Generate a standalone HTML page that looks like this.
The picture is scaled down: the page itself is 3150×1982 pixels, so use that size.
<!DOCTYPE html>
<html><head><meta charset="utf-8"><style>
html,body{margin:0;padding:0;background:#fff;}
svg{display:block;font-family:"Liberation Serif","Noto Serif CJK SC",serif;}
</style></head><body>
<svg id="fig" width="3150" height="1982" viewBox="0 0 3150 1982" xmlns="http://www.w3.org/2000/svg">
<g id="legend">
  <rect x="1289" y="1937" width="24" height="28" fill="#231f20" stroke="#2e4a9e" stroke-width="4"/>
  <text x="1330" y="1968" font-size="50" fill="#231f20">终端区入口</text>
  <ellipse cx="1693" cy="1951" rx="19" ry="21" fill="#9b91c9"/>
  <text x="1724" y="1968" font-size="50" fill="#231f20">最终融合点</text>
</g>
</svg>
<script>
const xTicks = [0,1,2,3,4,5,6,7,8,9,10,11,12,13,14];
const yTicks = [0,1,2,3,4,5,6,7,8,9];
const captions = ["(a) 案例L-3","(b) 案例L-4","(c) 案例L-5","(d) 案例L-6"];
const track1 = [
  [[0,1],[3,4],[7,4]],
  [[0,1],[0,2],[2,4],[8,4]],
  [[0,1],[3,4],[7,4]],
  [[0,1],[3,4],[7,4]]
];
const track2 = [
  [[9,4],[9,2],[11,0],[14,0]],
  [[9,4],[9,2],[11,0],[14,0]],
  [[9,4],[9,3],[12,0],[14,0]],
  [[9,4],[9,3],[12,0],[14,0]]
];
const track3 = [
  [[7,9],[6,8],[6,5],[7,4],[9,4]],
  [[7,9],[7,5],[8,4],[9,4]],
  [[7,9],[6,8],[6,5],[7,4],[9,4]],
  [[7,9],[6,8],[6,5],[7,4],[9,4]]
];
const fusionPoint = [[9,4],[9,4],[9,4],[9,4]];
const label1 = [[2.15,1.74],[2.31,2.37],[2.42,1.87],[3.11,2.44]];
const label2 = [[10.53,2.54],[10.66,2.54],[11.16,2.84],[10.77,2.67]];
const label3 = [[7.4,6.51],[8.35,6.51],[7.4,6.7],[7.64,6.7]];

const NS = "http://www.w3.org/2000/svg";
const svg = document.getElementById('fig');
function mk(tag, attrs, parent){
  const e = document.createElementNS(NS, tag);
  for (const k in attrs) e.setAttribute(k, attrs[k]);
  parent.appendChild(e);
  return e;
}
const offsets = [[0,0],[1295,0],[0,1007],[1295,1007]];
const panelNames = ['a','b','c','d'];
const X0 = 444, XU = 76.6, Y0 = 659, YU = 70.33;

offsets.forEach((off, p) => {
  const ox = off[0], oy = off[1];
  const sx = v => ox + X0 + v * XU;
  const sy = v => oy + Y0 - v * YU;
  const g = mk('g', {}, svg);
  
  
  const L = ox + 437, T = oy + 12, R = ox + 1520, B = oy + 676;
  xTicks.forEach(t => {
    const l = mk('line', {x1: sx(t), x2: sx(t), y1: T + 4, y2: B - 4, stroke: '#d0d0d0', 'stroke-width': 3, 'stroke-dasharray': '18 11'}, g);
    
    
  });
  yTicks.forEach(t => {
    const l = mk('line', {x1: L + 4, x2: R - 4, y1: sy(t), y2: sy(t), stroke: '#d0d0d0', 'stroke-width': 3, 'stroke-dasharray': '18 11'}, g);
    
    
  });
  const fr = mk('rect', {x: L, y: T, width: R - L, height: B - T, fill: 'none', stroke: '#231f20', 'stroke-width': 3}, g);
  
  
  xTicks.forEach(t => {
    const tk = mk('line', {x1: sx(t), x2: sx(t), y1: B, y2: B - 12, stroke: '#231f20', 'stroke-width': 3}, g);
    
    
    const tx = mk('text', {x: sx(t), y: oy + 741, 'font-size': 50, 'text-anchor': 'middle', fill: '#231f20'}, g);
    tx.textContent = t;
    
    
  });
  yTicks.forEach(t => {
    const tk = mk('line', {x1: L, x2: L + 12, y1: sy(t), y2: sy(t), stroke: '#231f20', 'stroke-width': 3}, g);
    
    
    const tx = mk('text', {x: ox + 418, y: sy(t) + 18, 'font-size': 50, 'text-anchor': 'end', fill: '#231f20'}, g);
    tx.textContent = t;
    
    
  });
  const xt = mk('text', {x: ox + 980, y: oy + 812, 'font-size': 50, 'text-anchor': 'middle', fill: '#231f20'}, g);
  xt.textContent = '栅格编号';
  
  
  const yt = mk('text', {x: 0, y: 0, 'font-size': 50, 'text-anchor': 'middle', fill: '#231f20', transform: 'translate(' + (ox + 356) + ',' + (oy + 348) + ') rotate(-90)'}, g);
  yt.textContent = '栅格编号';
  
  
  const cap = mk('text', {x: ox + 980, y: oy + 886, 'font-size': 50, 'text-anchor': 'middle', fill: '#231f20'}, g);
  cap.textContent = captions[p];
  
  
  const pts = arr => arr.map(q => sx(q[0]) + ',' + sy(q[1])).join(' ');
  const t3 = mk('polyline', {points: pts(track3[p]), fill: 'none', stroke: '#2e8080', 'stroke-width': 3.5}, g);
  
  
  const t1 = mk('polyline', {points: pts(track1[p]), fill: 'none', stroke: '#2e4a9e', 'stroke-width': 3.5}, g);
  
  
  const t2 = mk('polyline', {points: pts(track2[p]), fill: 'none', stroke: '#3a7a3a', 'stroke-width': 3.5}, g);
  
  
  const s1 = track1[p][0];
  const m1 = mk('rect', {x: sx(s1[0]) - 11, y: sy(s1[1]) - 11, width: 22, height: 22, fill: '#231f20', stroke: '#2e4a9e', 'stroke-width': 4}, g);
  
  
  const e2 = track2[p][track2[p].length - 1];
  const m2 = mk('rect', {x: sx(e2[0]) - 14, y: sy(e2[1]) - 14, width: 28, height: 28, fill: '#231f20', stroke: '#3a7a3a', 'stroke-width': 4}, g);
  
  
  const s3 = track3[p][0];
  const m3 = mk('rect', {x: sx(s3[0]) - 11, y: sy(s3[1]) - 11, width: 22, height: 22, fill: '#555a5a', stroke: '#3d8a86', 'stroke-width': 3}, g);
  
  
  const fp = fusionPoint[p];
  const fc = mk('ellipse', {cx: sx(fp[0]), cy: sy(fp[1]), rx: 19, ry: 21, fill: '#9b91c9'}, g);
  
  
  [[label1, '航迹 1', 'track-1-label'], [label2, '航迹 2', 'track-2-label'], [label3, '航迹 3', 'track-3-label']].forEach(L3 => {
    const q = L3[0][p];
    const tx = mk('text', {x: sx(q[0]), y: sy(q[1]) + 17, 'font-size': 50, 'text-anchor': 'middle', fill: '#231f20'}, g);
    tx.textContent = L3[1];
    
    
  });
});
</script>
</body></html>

══════════════════════════════

- **Goal of the exercise**: Write out every line of the material again, exactly as it reads.

- **Task response**:
Generate a standalone HTML page that looks like this.
The picture is scaled down: the page itself is 3150×1982 pixels, so use that size.
<!DOCTYPE html>
<html><head><meta charset="utf-8"><style>
html,body{margin:0;padding:0;background:#fff;}
svg{display:block;font-family:"Liberation Serif","Noto Serif CJK SC",serif;}
</style></head><body>
<svg id="fig" width="3150" height="1982" viewBox="0 0 3150 1982" xmlns="http://www.w3.org/2000/svg">
<g id="legend">
  <rect x="1289" y="1937" width="24" height="28" fill="#231f20" stroke="#2e4a9e" stroke-width="4"/>
  <text x="1330" y="1968" font-size="50" fill="#231f20">终端区入口</text>
  <ellipse cx="1693" cy="1951" rx="19" ry="21" fill="#9b91c9"/>
  <text x="1724" y="1968" font-size="50" fill="#231f20">最终融合点</text>
</g>
</svg>
<script>
const xTicks = [0,1,2,3,4,5,6,7,8,9,10,11,12,13,14];
const yTicks = [0,1,2,3,4,5,6,7,8,9];
const captions = ["(a) 案例L-3","(b) 案例L-4","(c) 案例L-5","(d) 案例L-6"];
const track1 = [
  [[0,1],[3,4],[7,4]],
  [[0,1],[0,2],[2,4],[8,4]],
  [[0,1],[3,4],[7,4]],
  [[0,1],[3,4],[7,4]]
];
const track2 = [
  [[9,4],[9,2],[11,0],[14,0]],
  [[9,4],[9,2],[11,0],[14,0]],
  [[9,4],[9,3],[12,0],[14,0]],
  [[9,4],[9,3],[12,0],[14,0]]
];
const track3 = [
  [[7,9],[6,8],[6,5],[7,4],[9,4]],
  [[7,9],[7,5],[8,4],[9,4]],
  [[7,9],[6,8],[6,5],[7,4],[9,4]],
  [[7,9],[6,8],[6,5],[7,4],[9,4]]
];
const fusionPoint = [[9,4],[9,4],[9,4],[9,4]];
const label1 = [[2.15,1.74],[2.31,2.37],[2.42,1.87],[3.11,2.44]];
const label2 = [[10.53,2.54],[10.66,2.54],[11.16,2.84],[10.77,2.67]];
const label3 = [[7.4,6.51],[8.35,6.51],[7.4,6.7],[7.64,6.7]];

const NS = "http://www.w3.org/2000/svg";
const svg = document.getElementById('fig');
function mk(tag, attrs, parent){
  const e = document.createElementNS(NS, tag);
  for (const k in attrs) e.setAttribute(k, attrs[k]);
  parent.appendChild(e);
  return e;
}
const offsets = [[0,0],[1295,0],[0,1007],[1295,1007]];
const panelNames = ['a','b','c','d'];
const X0 = 444, XU = 76.6, Y0 = 659, YU = 70.33;

offsets.forEach((off, p) => {
  const ox = off[0], oy = off[1];
  const sx = v => ox + X0 + v * XU;
  const sy = v => oy + Y0 - v * YU;
  const g = mk('g', {}, svg);
  
  
  const L = ox + 437, T = oy + 12, R = ox + 1520, B = oy + 676;
  xTicks.forEach(t => {
    const l = mk('line', {x1: sx(t), x2: sx(t), y1: T + 4, y2: B - 4, stroke: '#d0d0d0', 'stroke-width': 3, 'stroke-dasharray': '18 11'}, g);
    
    
  });
  yTicks.forEach(t => {
    const l = mk('line', {x1: L + 4, x2: R - 4, y1: sy(t), y2: sy(t), stroke: '#d0d0d0', 'stroke-width': 3, 'stroke-dasharray': '18 11'}, g);
    
    
  });
  const fr = mk('rect', {x: L, y: T, width: R - L, height: B - T, fill: 'none', stroke: '#231f20', 'stroke-width': 3}, g);
  
  
  xTicks.forEach(t => {
    const tk = mk('line', {x1: sx(t), x2: sx(t), y1: B, y2: B - 12, stroke: '#231f20', 'stroke-width': 3}, g);
    
    
    const tx = mk('text', {x: sx(t), y: oy + 741, 'font-size': 50, 'text-anchor': 'middle', fill: '#231f20'}, g);
    tx.textContent = t;
    
    
  });
  yTicks.forEach(t => {
    const tk = mk('line', {x1: L, x2: L + 12, y1: sy(t), y2: sy(t), stroke: '#231f20', 'stroke-width': 3}, g);
    
    
    const tx = mk('text', {x: ox + 418, y: sy(t) + 18, 'font-size': 50, 'text-anchor': 'end', fill: '#231f20'}, g);
    tx.textContent = t;
    
    
  });
  const xt = mk('text', {x: ox + 980, y: oy + 812, 'font-size': 50, 'text-anchor': 'middle', fill: '#231f20'}, g);
  xt.textContent = '栅格编号';
  
  
  const yt = mk('text', {x: 0, y: 0, 'font-size': 50, 'text-anchor': 'middle', fill: '#231f20', transform: 'translate(' + (ox + 356) + ',' + (oy + 348) + ') rotate(-90)'}, g);
  yt.textContent = '栅格编号';
  
  
  const cap = mk('text', {x: ox + 980, y: oy + 886, 'font-size': 50, 'text-anchor': 'middle', fill: '#231f20'}, g);
  cap.textContent = captions[p];
  
  
  const pts = arr => arr.map(q => sx(q[0]) + ',' + sy(q[1])).join(' ');
  const t3 = mk('polyline', {points: pts(track3[p]), fill: 'none', stroke: '#2e8080', 'stroke-width': 3.5}, g);
  
  
  const t1 = mk('polyline', {points: pts(track1[p]), fill: 'none', stroke: '#2e4a9e', 'stroke-width': 3.5}, g);
  
  
  const t2 = mk('polyline', {points: pts(track2[p]), fill: 'none', stroke: '#3a7a3a', 'stroke-width': 3.5}, g);
  
  
  const s1 = track1[p][0];
  const m1 = mk('rect', {x: sx(s1[0]) - 11, y: sy(s1[1]) - 11, width: 22, height: 22, fill: '#231f20', stroke: '#2e4a9e', 'stroke-width': 4}, g);
  
  
  const e2 = track2[p][track2[p].length - 1];
  const m2 = mk('rect', {x: sx(e2[0]) - 14, y: sy(e2[1]) - 14, width: 28, height: 28, fill: '#231f20', stroke: '#3a7a3a', 'stroke-width': 4}, g);
  
  
  const s3 = track3[p][0];
  const m3 = mk('rect', {x: sx(s3[0]) - 11, y: sy(s3[1]) - 11, width: 22, height: 22, fill: '#555a5a', stroke: '#3d8a86', 'stroke-width': 3}, g);
  
  
  const fp = fusionPoint[p];
  const fc = mk('ellipse', {cx: sx(fp[0]), cy: sy(fp[1]), rx: 19, ry: 21, fill: '#9b91c9'}, g);
  
  
  [[label1, '航迹 1', 'track-1-label'], [label2, '航迹 2', 'track-2-label'], [label3, '航迹 3', 'track-3-label']].forEach(L3 => {
    const q = L3[0][p];
    const tx = mk('text', {x: sx(q[0]), y: sy(q[1]) + 17, 'font-size': 50, 'text-anchor': 'middle', fill: '#231f20'}, g);
    tx.textContent = L3[1];
    
    
  });
});
</script>
</body></html>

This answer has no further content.